I had already done some Prolog in CS class, and I thought that I knew what it was all about. Writing thousands of queries as a data analyst made me really think about how to reason logically and constructively. I'm still often surprised just how much can be accomplished with a query engine alone.
People talk about logic programming as if it has fallen from grace and will never be able to deliver on its promise, but I'm convinced it is yet to make its biggest impact.
JavaScript - Being a multi-paradigm language, it helped me in understanding different paradigms of programming language.
And runs on Android.
Factor and racket/ironscheme are my go to languages for my own projects for a long time. I wish I was smart enough to do APL stuff, but my programmes are generally not the ones that would benefit from the strengths of APL.
After I wrote a scripting language in C from out of a book, errors from all other programming languages themselves written in C (Java, python, ruby, tcl, perl, php, etc.) made perfect sense, especially in regards to tokens and AST's.
The downside is that I now see high-level languages as they really are. Some languages are really beautiful, but many are just mind tricks and special calling conventions.

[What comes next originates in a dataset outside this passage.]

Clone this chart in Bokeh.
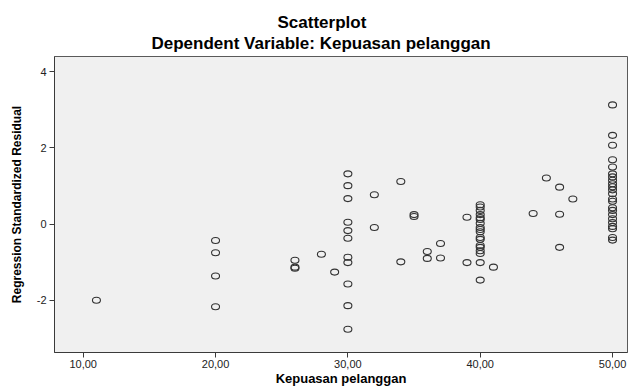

"Read in a line. If it ends in a newline, remove it." We (humans) talk to each other that way. We use words like "it". But we can't talk to the computer like that. "Read in a line from where? Put it where? If it ends in a newline? If what ends in a newline?"
But in Perl, you can say "read in a line", and it means "read it from the standard place, since I didn't specify, and put it in the default variable, since I didn't specify that either". And "if it ends in a newline"? Well, since I didn't specify, that means "if the default variable ends in a newline".
This "natural language-like" approach to Perl is, I think, one of the really interesting ideas in programming. It shows that Larry Wall came from a linguistic background. (Note well: When I say "natural language-like", I am not referring to Perl's syntax!)
Other things I find really interesting:
C++: RAII.
Java: reflection.
Lisp: macros.
Haskell: the type system.
(Intentionally excluding languages I use on a more frequent basis.)